[Tutor] UnicodeEncodeError: 'cp932' codec can't encode character '\xe9' in position

Sun Mar 11 11:21:37 CET 2012

Robert Sjoblom wrote:

> Okay, so here's a fun one. Since I'm on a japanese locale my native
> encoding is cp932. I was thinking of writing a parser for a bunch of
> text files, but I stumbled on even printing the contents due to ...
> something. I don't know what encoding the text file uses, which isn't
> helping my case either (I have asked, but I've yet to get an answer).
> 
> Okay, so:
> 
> address = "C:/Path/to/file/file.ext"
> with open(address, encoding="cp1252") as alpha:

Superfluous readlines() alert:

>     text = alpha.readlines()
>     for line in text:
>         print(line)

You can iterate over the file directly with

#python3
for line in alpha:
    print(line, end="")

or even

sys.stdout.writelines(alpha)

> It starts to print until it hits the wonderful character é or '\xe9',
> where it gives me this happy traceback:
> Traceback (most recent call last):
>   File "C:\Users\Azaz\Desktop\CK2 Map Painter\Parser\test parser.py",
> line 8, in <module>
>     print(line)
> UnicodeEncodeError: 'cp932' codec can't encode character '\xe9' in
> position 13: illegal multibyte sequence
> 
> I can open the document and view it in UltraEdit -- and it displays
> correct characters there -- but UE can't give me what encoding it
> uses. Any chance of solving this without having to switch from my
> japanese locale?

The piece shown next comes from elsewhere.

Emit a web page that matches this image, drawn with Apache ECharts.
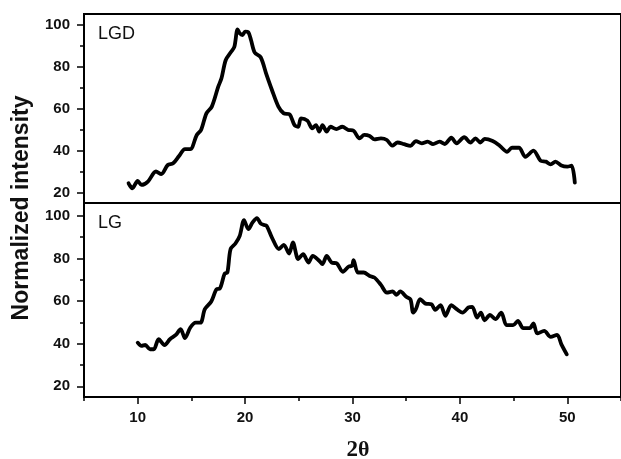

Also, the cp1252 is just an educated guess, but it
> doesn't really matter because it always comes back to the cp932 error.

# python3 
output_encoding = sys.stdout.encoding or "UTF-8"
error_handling = "replace"
Writer = codecs.getwriter(output_encoding)

outstream = Writer(sys.stdout.buffer, error_handling)
with open(filename, "r", encoding="cp1252") as instream:
    for line in instream:
        print(line, end="", file=outstream)

error_handling = "replace" prints "?" for characters that cannot be 
displayed in the target encoding.